_Challenge_
Quote word for word the lines below, beginning with the first and ending with the one that has "txt = '#c8c8c8'". Drop the pictures.

_Entries_
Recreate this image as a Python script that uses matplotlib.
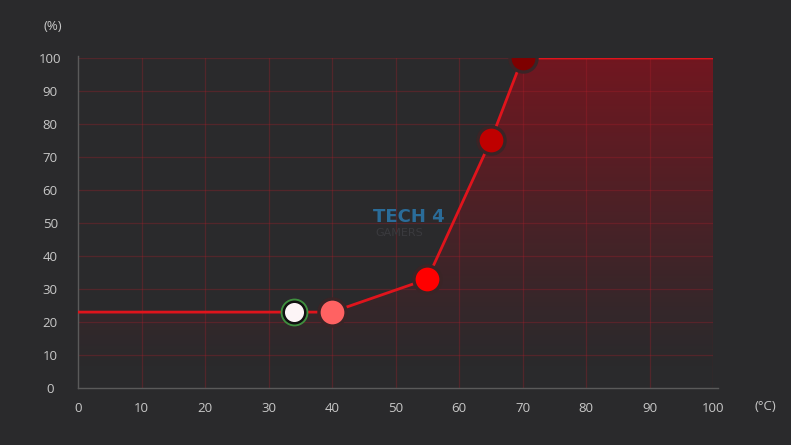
import numpy as np
import matplotlib
matplotlib.use('Agg')
import matplotlib.pyplot as plt
from matplotlib.patches import Polygon

# fan curve data: temperature (C) vs fan speed (%)
temps = [0, 34, 40, 55, 65, 70, 100]
speeds = [23, 23, 23, 33, 75, 100, 100]

# control points shown as circles
point_temps = [40, 55, 65, 70]
point_speeds = [23, 33, 75, 100]
point_colors = ['#ff6262', '#ff0000', '#bf0000', '#7e0000']

# current operating point
current_temp = 34
current_speed = 23

x_ticks = list(range(0, 101, 10))
y_ticks = list(range(0, 101, 10))

bg = '#2a2a2c'
txt = '#c8c8c8'

fig = plt.figure(figsize=(7.91, 4.45), dpi=100, facecolor=bg)
W, H = 791, 445
x0, x1 = 78, 713
y0, y1 = 388, 58
ax = fig.add_axes([x0 / W, (H - y0) / H, (x1 - x0) / W, (y0 - y1) / H])
ax.set_facecolor(bg)
ax.set_xlim(0, 100)
ax.set_ylim(0, 100)

# gradient fill under the curve, fading out towards the bottom
yy = np.linspace(100, 0, 400)
alpha = np.clip((yy - 6) / 94, 0, 1) ** 1.1 * 0.88
grad = np.zeros((400, 2, 4))
grad[..., 0] = 0.49
grad[..., 1] = 0.08
grad[..., 2] = 0.12
grad[..., 3] = alpha[:, None]
img = ax.imshow(grad, extent=[0, 100, 0, 100], aspect='auto', origin='upper', zorder=1)
poly = Polygon(list(zip(temps, speeds)) + [(100, 0), (0, 0)], closed=True,
               facecolor='none', edgecolor='none')
ax.add_patch(poly)
img.set_clip_path(poly)

# grid
for v in x_ticks[1:]:
    ax.plot([v, v], [0, 100], color='#b01e2a', alpha=0.3, lw=0.9, zorder=2)
for v in y_ticks[1:]:
    ax.plot([0, 100], [v, v], color='#b01e2a', alpha=0.3, lw=0.9, zorder=2)

# curve
ax.plot(temps, speeds, color='#e0141c', lw=2, zorder=3, solid_capstyle='butt')

# control points
for tx, sy, c in zip(point_temps, point_speeds, point_colors):
    ax.plot(tx, sy, 'o', ms=19.5, mfc=c, mec='#3a2426', mew=2.4, zorder=5)

ax.plot(current_temp, current_speed, 'o', ms=19, mfc='#3f8f3f', mec='#3f8f3f', zorder=6)
ax.plot(current_temp, current_speed, 'o', ms=15.5, mfc='#fcf4f6', mec='#111111', mew=1.8, zorder=7)

# spines
for s in ['top', 'right']:
    ax.spines[s].set_visible(False)
for s in ['left', 'bottom']:
    ax.spines[s].set_color('#5a5a5a')
    ax.spines[s].set_linewidth(1)
    ax.spines[s].set_clip_on(False)
ax.spines['bottom'].set_bounds(0, 100.8)
ax.spines['left'].set_bounds(0, 100.6)

ax.set_xticks(x_ticks)
ax.set_yticks(y_ticks)
ax.tick_params(length=0, colors=txt, labelsize=9.5, pad=10)
ax.tick_params(axis='y', pad=20)
for lab in ax.get_xticklabels() + ax.get_yticklabels():
    lab.set_fontfamily('Open Sans')
ax.set_yticklabels([str(v) for v in y_ticks], ha='center')

fig.text(53 / W, 1 - 27 / H, '(%)', color=txt, fontsize=9.5, ha='center', va='center',
         family='Open Sans')
fig.text(765 / W, 1 - 406 / H, '(°C)', color=txt, fontsize=9.5, ha='center', va='center',
         family='Open Sans')

# watermark
fig.text(373 / W, 1 - 217 / H, 'TECH 4', color='#2a78ad', fontsize=13, fontweight='bold',
         ha='left', va='center', family='DejaVu Sans', alpha=0.85)
fig.text(375 / W, 1 - 233 / H, 'GAMERS', color='#3a3a3e', fontsize=8,
         ha='left', va='center', family='DejaVu Sans')

fig.savefig('out.png', dpi=100, facecolor=bg)
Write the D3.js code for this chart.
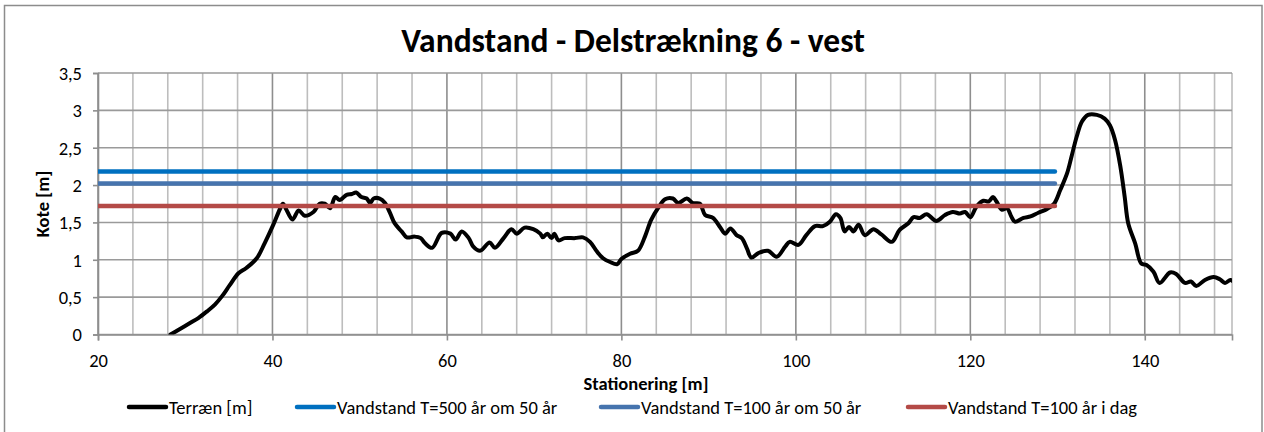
<!DOCTYPE html>
<html>
<head>
<meta charset="utf-8">
<script src="https://cdn.jsdelivr.net/npm/d3@7"></script>
<style>
  html, body { margin: 0; padding: 0; background: #fff; }
  svg { display: block; font-family: Carlito, Calibri, Lato, "Open Sans", sans-serif; }
</style>
</head>
<body>
<svg id="chart" width="1264" height="432"></svg>
<script>
// Terrain profile: station (m) and level (m)
const station = [
  28.3, 29.2, 30.5, 31.5, 32.5, 33.4, 34.2, 35.1, 36.1, 37.0, 38.2, 39.1, 40.1, 40.9, 41.2, 41.6,
  42.3, 43.0, 43.7, 44.7, 45.4, 46.0, 46.6, 47.2, 47.7, 48.5, 49.1, 49.6, 50.2, 50.8, 51.2, 51.6,
  52.3, 52.9, 53.5, 54.0, 54.8, 55.4, 56.3, 57.0, 57.5, 58.3, 59.4, 60.4, 61.0, 61.7, 62.5, 63.0,
  63.8, 64.9, 65.5, 66.5, 67.4, 68.0, 68.9, 69.9, 70.7, 71.0, 71.5, 72.0, 72.3, 72.8, 73.5, 74.7,
  75.6, 76.4, 77.2, 77.9, 78.7, 79.5, 80.0, 81.0, 81.9, 82.7, 83.4, 84.2, 85.0, 85.9, 86.5, 87.5,
  88.2, 89.0, 89.6, 90.5, 91.3, 91.9, 92.5, 93.2, 93.8, 94.4, 94.9, 95.7, 96.8, 97.8, 98.8, 99.3,
  100.3, 101.2, 102.2, 103.1, 103.9, 104.6, 105.1, 105.6, 106.1, 106.6, 107.2, 107.9, 108.9, 109.8, 111.0, 111.9,
  112.9, 113.5, 114.2, 115.0, 116.1, 117.1, 118.0, 118.8, 119.4, 120.0, 120.7, 121.5, 122.1, 122.6, 123.0, 123.6,
  124.2, 124.7, 125.1, 126.1, 126.9, 127.8, 128.8, 129.6, 130.3, 131.1, 131.6, 132.2, 132.8, 133.5, 134.5, 135.4,
  136.0, 136.6, 137.2, 137.7, 138.1, 138.9, 139.6, 140.2, 141.0, 141.7, 142.9, 143.6, 144.6, 145.3, 145.9, 146.9,
  147.9, 148.6, 149.2, 149.8, 150.0
];
const terrain = [
  0.00, 0.06, 0.15, 0.22, 0.31, 0.40, 0.51, 0.66, 0.82, 0.89, 1.02, 1.22, 1.47, 1.69, 1.75, 1.67,
  1.54, 1.66, 1.59, 1.64, 1.75, 1.75, 1.69, 1.84, 1.80, 1.87, 1.88, 1.90, 1.84, 1.82, 1.76, 1.82,
  1.82, 1.76, 1.62, 1.49, 1.38, 1.30, 1.31, 1.29, 1.22, 1.16, 1.36, 1.35, 1.27, 1.38, 1.29, 1.18,
  1.12, 1.23, 1.16, 1.29, 1.41, 1.35, 1.43, 1.41, 1.35, 1.30, 1.35, 1.29, 1.35, 1.26, 1.29, 1.29,
  1.30, 1.24, 1.11, 1.02, 0.97, 0.94, 1.01, 1.08, 1.12, 1.31, 1.53, 1.69, 1.81, 1.82, 1.76, 1.82,
  1.76, 1.75, 1.60, 1.56, 1.44, 1.35, 1.42, 1.33, 1.29, 1.15, 1.03, 1.09, 1.12, 1.04, 1.18, 1.24,
  1.20, 1.33, 1.45, 1.45, 1.51, 1.61, 1.56, 1.38, 1.44, 1.38, 1.47, 1.33, 1.41, 1.34, 1.24, 1.40,
  1.49, 1.57, 1.56, 1.61, 1.52, 1.60, 1.64, 1.62, 1.64, 1.57, 1.71, 1.79, 1.78, 1.84, 1.78, 1.67,
  1.69, 1.58, 1.51, 1.56, 1.58, 1.63, 1.68, 1.75, 1.93, 2.16, 2.38, 2.65, 2.85, 2.94, 2.94, 2.89,
  2.80, 2.60, 2.25, 1.84, 1.49, 1.22, 0.95, 0.93, 0.84, 0.69, 0.83, 0.81, 0.69, 0.71, 0.65, 0.73,
  0.77, 0.74, 0.69, 0.73, 0.72
];

// Design water levels, drawn across the protected stretch
const levelStation = [20, 129.7];
const levelNames = ["Vandstand T=500 år om 50 år", "Vandstand T=100 år om 50 år", "Vandstand T=100 år i dag"];
const levelValues = [2.18, 2.02, 1.72];
const levelColors = ["#0070C0", "#4674AE", "#B44A47"];

const terrainName = "Terræn [m]";
const terrainColor = "#000000";

const xTicks = [20, 40, 60, 80, 100, 120, 140];
const yTicks = [0, 0.5, 1, 1.5, 2, 2.5, 3, 3.5];
const yTickLabels = ["0", "0,5", "1", "1,5", "2", "2,5", "3", "3,5"];

const titleText = "Vandstand - Delstrækning 6 - vest";
const xTitle = "Stationering [m]";
const yTitle = "Kote [m]";

// ---- layout ----
const plot = { left: 98, right: 1232, top: 73, bottom: 334.5 };
const fontFamily = "Carlito, Calibri, Lato, sans-serif";
const labelSize = 18.5;

const svg = d3.select("#chart");

// outer chart frame
svg.append("rect")
  .attr("x", 4.5).attr("y", 5.5)
  .attr("width", 1257.5).attr("height", 440)
  .attr("fill", "#fff")
  .attr("stroke", "#8c8c8c").attr("stroke-width", 1.5);

const x = d3.scaleLinear().domain([20, 150]).range([plot.left, plot.right]);
const y = d3.scaleLinear().domain([0, 3.5]).range([plot.bottom, plot.top]);

// grid: vertical minor every 4 m, darker at labelled stations
const grid = svg.append("g");
d3.range(20, 150.01, 4).forEach(v => {
  const major = Math.abs((v - 20) % 20) < 1e-6;
  grid.append("line")
    .attr("x1", x(v)).attr("x2", x(v))
    .attr("y1", plot.top).attr("y2", plot.bottom)
    .attr("stroke", major ? "#8e8e8e" : "#bdbdbd")
    .attr("stroke-width", 1.6);
});
// right edge of the plot
grid.append("line")
  .attr("x1", x(150)).attr("x2", x(150))
  .attr("y1", plot.top).attr("y2", plot.bottom)
  .attr("stroke", "#bdbdbd").attr("stroke-width", 1.6);
yTicks.forEach(v => {
  grid.append("line")
    .attr("x1", plot.left).attr("x2", plot.right)
    .attr("y1", y(v)).attr("y2", y(v))
    .attr("stroke", "#9a9a9a")
    .attr("stroke-width", 1.6);
});

// axes
const yAxis = d3.axisLeft(y).tickValues(yTicks)
  .tickFormat((d, i) => yTickLabels[i]).tickSize(5).tickPadding(11);
const gy = svg.append("g").attr("transform", `translate(${plot.left},0)`).call(yAxis);
gy.select(".domain").attr("stroke", "#8e8e8e").attr("stroke-width", 1.6);
gy.selectAll(".tick line").attr("stroke", "#8e8e8e").attr("stroke-width", 1.6);
gy.selectAll(".tick text").attr("font-size", labelSize).attr("fill", "#000")
  .attr("font-family", fontFamily).attr("dy", "0.34em");

const xAxis = d3.axisBottom(x).tickValues(xTicks).tickSize(6).tickPadding(13);
const gx = svg.append("g").attr("transform", `translate(0,${plot.bottom})`).call(xAxis);
gx.select(".domain").attr("stroke", "#8e8e8e").attr("stroke-width", 1.6);
gx.selectAll(".tick line").attr("stroke", "#8e8e8e").attr("stroke-width", 1.6);
gx.selectAll(".tick text").attr("font-size", labelSize).attr("fill", "#000")
  .attr("font-family", fontFamily);

// series
svg.append("clipPath").attr("id", "plotClip")
  .append("rect")
  .attr("x", plot.left).attr("y", plot.top - 10)
  .attr("width", plot.right - plot.left).attr("height", plot.bottom - plot.top + 10);

const series = svg.append("g").attr("clip-path", "url(#plotClip)");

const terrainLine = d3.line()
  .x((d, i) => x(station[i]))
  .y(d => y(d))
  .curve(d3.curveCatmullRom.alpha(0.5));

series.append("path")
  .datum(terrain)
  .attr("d", terrainLine)
  .attr("fill", "none")
  .attr("stroke", terrainColor)
  .attr("stroke-width", 4)
  .attr("stroke-linejoin", "round")
  .attr("stroke-linecap", "round");

levelValues.forEach((v, k) => {
  const pts = levelStation.map(s => [x(s), y(v)]);
  series.append("path")
    .attr("d", d3.line()(pts))
    .attr("fill", "none")
    .attr("stroke", levelColors[k])
    .attr("stroke-width", 4.5)
    .attr("stroke-linecap", "round");
});

// titles
svg.append("text")
  .attr("x", 633).attr("y", 52)
  .attr("text-anchor", "middle")
  .attr("font-size", 33.5).attr("font-weight", "bold")
  .text(titleText);

svg.append("text")
  .attr("x", 646).attr("y", 390)
  .attr("text-anchor", "middle")
  .attr("font-size", labelSize).attr("font-weight", "bold")
  .text(xTitle);

svg.append("text")
  .attr("transform", "translate(49,204) rotate(-90)")
  .attr("text-anchor", "middle")
  .attr("font-size", labelSize).attr("font-weight", "bold")
  .text(yTitle);

// legend
const legendItems = [
  { name: terrainName, color: terrainColor },
  ...levelNames.map((n, k) => ({ name: n, color: levelColors[k] }))
];
const legendStart = [128, 296, 600, 907];
const legend = svg.append("g");
legendItems.forEach((it, k) => {
  const g = legend.append("g").attr("transform", `translate(${legendStart[k]},407)`);
  g.append("line").attr("x1", 1).attr("x2", 38)
    .attr("stroke", it.color).attr("stroke-width", 4.5).attr("stroke-linecap", "round");
  g.append("text").attr("x", 41).attr("y", 6.5)
    .attr("font-size", labelSize).text(it.name);
});
</script>
</body>
</html>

_Solution for this exercise_
Recreate this image as a Python script that uses matplotlib.
import numpy as np
import matplotlib
matplotlib.use('Agg')
import matplotlib.pyplot as plt
from matplotlib.patches import Polygon

# fan curve data: temperature (C) vs fan speed (%)
temps = [0, 34, 40, 55, 65, 70, 100]
speeds = [23, 23, 23, 33, 75, 100, 100]

# control points shown as circles
point_temps = [40, 55, 65, 70]
point_speeds = [23, 33, 75, 100]
point_colors = ['#ff6262', '#ff0000', '#bf0000', '#7e0000']

# current operating point
current_temp = 34
current_speed = 23

x_ticks = list(range(0, 101, 10))
y_ticks = list(range(0, 101, 10))

bg = '#2a2a2c'
txt = '#c8c8c8'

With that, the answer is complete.